## THE PROBLEM
Starting at the line that contains "Give me the", reproduce each line exactly up to and including the line that contains "L2.9,-4 L9.5,-3.1 L4.7,1.5". Reproduce nothing else.

## DATA ROWS
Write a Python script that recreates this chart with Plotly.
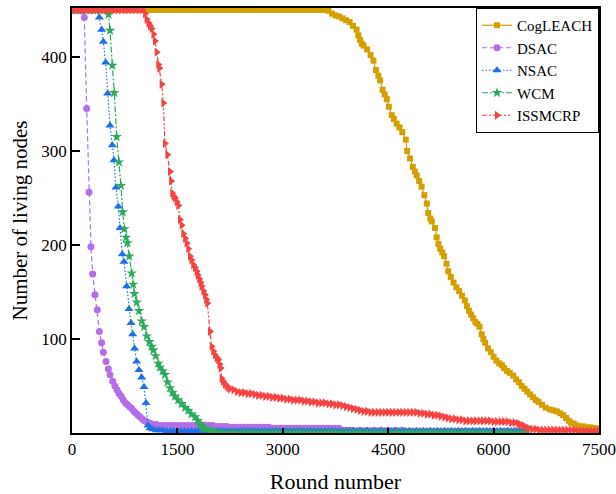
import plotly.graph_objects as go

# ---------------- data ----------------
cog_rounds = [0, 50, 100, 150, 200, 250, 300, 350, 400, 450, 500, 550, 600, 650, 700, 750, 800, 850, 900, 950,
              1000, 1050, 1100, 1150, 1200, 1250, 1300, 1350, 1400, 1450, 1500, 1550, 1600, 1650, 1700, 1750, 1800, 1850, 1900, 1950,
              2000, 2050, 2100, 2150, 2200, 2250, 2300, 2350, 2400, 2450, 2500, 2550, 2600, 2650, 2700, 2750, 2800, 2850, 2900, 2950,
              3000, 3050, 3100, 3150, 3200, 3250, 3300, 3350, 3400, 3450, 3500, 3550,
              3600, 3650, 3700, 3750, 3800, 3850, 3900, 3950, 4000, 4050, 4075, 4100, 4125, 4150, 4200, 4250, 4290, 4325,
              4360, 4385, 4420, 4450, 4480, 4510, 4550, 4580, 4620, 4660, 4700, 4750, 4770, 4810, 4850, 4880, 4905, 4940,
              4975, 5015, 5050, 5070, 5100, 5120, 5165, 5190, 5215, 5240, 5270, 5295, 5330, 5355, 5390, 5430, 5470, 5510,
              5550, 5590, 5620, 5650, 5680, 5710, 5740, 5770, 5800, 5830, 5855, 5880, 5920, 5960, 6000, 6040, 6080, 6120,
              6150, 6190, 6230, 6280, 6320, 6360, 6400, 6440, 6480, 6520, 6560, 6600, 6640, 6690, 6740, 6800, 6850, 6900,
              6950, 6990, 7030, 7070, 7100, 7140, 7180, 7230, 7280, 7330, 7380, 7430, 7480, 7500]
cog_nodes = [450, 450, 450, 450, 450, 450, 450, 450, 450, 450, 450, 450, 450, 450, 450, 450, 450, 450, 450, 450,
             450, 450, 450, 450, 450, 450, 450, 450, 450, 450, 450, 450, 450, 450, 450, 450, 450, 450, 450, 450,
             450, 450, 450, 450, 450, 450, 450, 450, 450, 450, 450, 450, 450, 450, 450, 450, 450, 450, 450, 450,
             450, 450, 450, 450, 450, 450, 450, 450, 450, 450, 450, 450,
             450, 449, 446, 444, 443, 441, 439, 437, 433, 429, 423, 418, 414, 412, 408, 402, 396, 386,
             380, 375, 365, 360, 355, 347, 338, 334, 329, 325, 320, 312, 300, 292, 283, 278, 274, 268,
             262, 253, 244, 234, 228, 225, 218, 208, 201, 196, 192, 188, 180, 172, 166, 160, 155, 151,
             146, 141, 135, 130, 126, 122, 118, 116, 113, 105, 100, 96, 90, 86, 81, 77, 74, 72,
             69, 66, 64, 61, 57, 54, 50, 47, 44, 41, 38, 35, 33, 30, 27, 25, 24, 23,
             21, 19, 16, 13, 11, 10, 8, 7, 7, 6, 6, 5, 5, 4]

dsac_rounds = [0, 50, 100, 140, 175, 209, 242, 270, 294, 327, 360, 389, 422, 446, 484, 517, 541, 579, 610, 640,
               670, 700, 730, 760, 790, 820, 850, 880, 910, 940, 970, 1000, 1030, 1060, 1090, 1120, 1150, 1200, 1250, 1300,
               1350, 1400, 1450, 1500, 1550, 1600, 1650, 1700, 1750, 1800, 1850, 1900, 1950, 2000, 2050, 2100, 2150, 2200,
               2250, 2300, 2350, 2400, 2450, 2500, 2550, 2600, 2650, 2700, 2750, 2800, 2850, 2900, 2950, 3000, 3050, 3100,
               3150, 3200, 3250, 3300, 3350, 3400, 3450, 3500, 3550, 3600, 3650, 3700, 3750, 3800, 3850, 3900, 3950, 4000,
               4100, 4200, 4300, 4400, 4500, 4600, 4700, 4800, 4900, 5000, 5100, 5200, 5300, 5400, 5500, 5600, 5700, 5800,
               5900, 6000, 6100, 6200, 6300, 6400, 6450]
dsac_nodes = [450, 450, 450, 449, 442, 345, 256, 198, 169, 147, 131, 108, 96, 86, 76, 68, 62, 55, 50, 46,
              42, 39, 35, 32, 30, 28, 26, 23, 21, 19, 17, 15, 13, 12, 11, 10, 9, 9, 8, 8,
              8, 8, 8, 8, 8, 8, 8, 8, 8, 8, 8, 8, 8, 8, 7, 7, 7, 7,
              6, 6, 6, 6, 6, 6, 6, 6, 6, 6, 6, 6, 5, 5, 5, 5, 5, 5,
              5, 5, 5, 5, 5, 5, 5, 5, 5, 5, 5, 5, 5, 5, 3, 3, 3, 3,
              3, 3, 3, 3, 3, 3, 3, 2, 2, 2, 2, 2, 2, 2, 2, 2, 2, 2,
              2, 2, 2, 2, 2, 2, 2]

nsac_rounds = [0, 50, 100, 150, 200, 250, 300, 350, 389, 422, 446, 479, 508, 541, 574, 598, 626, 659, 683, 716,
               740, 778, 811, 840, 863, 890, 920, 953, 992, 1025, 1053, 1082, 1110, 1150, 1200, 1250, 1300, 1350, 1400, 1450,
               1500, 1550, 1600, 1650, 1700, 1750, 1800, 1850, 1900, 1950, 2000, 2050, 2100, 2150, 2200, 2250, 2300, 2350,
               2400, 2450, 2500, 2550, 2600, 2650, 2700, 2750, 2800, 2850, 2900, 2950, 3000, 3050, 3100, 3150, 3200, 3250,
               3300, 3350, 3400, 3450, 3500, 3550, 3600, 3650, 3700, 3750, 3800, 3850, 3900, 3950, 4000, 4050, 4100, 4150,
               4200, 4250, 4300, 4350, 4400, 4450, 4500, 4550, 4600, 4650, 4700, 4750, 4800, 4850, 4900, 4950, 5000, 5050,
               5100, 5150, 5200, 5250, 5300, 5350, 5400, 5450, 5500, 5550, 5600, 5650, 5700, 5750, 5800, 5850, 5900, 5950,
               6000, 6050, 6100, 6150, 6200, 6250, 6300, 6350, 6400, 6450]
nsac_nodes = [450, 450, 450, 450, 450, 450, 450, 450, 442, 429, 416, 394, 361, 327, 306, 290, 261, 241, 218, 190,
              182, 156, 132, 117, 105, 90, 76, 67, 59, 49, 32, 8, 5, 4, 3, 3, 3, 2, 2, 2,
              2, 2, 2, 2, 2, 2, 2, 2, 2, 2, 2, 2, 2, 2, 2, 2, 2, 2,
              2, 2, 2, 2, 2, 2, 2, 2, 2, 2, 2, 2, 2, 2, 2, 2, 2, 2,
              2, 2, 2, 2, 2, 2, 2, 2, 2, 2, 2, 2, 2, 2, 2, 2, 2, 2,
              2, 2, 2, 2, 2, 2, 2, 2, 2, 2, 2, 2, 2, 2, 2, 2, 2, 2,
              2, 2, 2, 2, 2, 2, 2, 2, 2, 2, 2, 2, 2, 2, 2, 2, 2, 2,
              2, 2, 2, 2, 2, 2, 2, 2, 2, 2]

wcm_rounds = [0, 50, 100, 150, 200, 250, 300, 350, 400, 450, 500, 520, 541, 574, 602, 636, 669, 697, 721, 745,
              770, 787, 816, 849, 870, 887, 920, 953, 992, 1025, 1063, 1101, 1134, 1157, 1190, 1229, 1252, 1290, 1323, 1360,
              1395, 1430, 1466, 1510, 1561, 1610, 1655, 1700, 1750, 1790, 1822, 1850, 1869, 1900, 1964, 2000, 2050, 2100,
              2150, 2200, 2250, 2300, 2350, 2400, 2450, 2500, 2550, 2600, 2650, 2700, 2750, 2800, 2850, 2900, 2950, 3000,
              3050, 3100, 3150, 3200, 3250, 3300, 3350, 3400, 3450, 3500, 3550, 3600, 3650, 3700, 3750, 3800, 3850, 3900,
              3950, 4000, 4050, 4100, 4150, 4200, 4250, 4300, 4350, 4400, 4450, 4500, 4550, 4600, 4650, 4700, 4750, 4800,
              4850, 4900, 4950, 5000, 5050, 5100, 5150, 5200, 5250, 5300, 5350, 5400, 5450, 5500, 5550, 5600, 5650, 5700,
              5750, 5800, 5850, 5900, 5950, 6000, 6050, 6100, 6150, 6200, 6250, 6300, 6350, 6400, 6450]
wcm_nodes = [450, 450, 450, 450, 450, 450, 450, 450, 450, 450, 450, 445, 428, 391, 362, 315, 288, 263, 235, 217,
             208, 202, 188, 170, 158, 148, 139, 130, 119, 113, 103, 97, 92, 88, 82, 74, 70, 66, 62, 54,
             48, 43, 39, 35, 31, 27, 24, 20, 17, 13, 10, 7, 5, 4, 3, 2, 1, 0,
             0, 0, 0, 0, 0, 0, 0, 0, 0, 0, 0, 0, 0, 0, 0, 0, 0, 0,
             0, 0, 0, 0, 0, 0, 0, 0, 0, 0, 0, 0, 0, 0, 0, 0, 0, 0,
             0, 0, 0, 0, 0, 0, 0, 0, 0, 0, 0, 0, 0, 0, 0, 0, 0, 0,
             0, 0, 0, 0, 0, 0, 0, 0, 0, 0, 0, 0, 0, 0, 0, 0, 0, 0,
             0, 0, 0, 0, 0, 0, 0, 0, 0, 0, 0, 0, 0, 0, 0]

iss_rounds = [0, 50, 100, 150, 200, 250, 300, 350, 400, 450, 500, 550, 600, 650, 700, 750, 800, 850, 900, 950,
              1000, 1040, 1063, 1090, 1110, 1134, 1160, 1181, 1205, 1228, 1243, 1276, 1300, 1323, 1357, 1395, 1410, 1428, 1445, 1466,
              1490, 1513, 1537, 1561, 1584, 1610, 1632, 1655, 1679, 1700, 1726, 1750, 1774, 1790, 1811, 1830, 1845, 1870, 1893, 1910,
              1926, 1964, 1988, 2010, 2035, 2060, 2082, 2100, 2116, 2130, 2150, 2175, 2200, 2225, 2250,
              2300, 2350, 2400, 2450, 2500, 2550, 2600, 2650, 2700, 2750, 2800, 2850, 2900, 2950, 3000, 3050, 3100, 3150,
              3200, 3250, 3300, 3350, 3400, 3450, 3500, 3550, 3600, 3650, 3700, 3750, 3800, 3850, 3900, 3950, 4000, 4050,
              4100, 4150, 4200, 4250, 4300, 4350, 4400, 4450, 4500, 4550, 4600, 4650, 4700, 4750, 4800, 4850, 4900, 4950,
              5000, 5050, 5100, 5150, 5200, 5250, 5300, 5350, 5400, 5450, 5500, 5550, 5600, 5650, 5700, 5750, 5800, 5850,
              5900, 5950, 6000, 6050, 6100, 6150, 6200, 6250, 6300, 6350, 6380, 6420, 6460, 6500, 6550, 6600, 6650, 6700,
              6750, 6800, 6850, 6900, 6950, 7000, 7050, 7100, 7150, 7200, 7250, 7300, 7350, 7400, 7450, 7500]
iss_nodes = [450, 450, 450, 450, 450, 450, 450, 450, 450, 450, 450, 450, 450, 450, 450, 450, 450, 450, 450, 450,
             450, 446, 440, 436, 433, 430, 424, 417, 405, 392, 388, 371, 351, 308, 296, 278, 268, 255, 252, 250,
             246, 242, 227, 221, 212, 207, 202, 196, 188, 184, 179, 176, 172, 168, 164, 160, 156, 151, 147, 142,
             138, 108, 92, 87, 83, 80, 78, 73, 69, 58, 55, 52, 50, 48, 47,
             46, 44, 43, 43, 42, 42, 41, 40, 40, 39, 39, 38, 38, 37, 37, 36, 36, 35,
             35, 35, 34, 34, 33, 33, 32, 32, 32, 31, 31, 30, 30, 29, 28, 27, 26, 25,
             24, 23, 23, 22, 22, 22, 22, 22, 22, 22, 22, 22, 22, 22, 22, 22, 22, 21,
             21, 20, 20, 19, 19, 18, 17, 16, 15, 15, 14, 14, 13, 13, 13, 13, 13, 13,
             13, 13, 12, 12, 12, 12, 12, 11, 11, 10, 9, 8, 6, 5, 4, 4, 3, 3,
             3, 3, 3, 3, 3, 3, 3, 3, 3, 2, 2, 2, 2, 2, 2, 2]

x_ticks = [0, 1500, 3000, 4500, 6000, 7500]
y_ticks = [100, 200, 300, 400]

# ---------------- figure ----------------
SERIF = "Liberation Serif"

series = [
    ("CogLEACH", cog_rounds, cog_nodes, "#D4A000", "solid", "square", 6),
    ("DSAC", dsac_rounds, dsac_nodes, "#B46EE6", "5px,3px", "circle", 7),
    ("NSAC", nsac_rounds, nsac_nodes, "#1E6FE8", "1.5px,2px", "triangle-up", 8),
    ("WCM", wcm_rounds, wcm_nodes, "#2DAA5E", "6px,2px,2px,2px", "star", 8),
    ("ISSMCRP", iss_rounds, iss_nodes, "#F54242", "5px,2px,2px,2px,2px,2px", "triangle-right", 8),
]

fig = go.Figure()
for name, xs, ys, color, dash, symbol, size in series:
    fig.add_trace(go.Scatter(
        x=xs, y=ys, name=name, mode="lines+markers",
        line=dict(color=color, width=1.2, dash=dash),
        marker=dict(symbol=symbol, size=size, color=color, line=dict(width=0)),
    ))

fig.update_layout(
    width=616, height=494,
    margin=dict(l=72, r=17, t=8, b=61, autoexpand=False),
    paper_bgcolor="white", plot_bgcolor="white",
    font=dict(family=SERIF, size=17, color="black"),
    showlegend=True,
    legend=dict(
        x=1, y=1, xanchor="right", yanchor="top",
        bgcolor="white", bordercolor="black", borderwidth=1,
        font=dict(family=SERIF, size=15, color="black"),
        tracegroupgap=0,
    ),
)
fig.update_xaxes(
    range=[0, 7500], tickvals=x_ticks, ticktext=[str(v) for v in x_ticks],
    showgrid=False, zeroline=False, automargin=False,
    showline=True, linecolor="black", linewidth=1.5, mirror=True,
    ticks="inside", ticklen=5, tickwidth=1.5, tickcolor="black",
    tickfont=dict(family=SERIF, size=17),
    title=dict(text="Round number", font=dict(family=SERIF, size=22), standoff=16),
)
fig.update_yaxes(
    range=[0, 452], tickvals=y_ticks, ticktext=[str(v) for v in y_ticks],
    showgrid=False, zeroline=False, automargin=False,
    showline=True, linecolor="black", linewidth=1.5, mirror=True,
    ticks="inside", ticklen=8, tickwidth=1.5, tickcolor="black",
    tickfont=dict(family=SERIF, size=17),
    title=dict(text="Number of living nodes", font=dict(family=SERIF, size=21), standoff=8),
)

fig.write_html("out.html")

---

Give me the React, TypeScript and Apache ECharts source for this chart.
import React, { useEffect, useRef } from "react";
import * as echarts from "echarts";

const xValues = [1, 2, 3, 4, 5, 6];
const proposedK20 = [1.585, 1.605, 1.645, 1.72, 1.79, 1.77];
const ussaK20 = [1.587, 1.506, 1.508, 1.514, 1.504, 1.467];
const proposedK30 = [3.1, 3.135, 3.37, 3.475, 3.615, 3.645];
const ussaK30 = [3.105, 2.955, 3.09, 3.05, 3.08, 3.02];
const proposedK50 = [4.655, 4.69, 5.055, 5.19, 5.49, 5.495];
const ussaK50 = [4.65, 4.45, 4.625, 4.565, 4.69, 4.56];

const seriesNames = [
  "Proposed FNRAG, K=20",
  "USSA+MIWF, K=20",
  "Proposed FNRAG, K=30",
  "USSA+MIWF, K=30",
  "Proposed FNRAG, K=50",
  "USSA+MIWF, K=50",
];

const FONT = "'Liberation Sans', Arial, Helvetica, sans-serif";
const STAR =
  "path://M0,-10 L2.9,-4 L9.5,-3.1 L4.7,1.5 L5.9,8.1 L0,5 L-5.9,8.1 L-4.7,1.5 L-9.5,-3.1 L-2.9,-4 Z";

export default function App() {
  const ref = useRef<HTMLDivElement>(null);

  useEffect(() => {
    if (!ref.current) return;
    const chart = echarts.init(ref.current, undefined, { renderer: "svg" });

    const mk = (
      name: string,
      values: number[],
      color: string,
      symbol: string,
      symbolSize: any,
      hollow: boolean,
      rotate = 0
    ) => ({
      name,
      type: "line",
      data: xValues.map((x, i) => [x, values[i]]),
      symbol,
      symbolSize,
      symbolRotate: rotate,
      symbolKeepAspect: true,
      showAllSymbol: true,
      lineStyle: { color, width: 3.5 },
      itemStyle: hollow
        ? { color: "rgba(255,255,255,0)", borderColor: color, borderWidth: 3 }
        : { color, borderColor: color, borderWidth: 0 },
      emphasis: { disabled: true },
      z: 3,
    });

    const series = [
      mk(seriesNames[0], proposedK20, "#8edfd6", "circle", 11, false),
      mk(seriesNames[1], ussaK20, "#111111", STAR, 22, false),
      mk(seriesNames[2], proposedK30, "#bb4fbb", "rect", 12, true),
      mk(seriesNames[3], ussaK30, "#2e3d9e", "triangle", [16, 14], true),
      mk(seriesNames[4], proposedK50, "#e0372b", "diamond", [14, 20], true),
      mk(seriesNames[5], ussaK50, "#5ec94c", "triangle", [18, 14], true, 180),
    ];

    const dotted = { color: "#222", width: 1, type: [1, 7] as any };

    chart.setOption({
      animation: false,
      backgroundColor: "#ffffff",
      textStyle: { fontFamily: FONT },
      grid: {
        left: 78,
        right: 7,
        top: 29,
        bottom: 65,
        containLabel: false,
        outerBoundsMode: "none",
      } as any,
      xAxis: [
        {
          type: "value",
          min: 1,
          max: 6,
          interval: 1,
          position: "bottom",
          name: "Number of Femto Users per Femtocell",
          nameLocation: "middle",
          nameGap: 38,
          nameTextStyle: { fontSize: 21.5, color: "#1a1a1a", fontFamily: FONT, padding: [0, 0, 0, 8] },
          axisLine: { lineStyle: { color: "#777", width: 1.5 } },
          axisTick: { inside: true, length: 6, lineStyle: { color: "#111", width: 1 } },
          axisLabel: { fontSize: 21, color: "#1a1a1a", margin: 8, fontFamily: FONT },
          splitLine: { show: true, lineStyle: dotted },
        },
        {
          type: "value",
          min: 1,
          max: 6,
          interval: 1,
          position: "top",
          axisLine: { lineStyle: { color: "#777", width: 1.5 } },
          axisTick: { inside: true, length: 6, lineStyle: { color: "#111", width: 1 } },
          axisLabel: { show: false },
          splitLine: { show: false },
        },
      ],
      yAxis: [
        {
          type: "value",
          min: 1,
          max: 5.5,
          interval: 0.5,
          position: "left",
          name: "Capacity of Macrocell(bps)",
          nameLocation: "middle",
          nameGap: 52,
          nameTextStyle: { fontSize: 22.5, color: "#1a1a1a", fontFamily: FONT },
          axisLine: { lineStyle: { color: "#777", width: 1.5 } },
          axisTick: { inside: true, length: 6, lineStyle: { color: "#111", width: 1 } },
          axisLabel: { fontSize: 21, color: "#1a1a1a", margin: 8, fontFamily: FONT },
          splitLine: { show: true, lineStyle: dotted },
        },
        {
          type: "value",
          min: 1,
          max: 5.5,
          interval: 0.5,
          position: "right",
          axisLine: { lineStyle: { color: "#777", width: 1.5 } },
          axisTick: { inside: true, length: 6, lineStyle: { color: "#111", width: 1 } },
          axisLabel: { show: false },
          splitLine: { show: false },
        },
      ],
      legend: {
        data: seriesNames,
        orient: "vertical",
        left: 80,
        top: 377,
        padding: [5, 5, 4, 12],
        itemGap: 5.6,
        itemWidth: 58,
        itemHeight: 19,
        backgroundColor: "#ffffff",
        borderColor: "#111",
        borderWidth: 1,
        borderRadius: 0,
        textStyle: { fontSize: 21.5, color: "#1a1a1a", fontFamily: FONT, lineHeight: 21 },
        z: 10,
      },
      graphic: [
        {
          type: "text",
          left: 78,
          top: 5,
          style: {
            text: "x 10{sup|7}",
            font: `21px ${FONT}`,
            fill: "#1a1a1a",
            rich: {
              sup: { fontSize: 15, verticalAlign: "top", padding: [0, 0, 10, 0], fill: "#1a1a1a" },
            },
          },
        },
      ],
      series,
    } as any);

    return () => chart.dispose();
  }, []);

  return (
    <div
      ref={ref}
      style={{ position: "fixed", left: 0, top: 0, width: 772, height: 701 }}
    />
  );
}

## ANSWER TO THE EXERCISE
Give me the React, TypeScript and Apache ECharts source for this chart.
import React, { useEffect, useRef } from "react";
import * as echarts from "echarts";

const xValues = [1, 2, 3, 4, 5, 6];
const proposedK20 = [1.585, 1.605, 1.645, 1.72, 1.79, 1.77];
const ussaK20 = [1.587, 1.506, 1.508, 1.514, 1.504, 1.467];
const proposedK30 = [3.1, 3.135, 3.37, 3.475, 3.615, 3.645];
const ussaK30 = [3.105, 2.955, 3.09, 3.05, 3.08, 3.02];
const proposedK50 = [4.655, 4.69, 5.055, 5.19, 5.49, 5.495];
const ussaK50 = [4.65, 4.45, 4.625, 4.565, 4.69, 4.56];

const seriesNames = [
  "Proposed FNRAG, K=20",
  "USSA+MIWF, K=20",
  "Proposed FNRAG, K=30",
  "USSA+MIWF, K=30",
  "Proposed FNRAG, K=50",
  "USSA+MIWF, K=50",
];

const FONT = "'Liberation Sans', Arial, Helvetica, sans-serif";
const STAR =
  "path://M0,-10 L2.9,-4 L9.5,-3.1 L4.7,1.5 L5.9,8.1 L0,5 L-5.9,8.1 L-4.7,1.5 L-9.5,-3.1 L-2.9,-4 Z";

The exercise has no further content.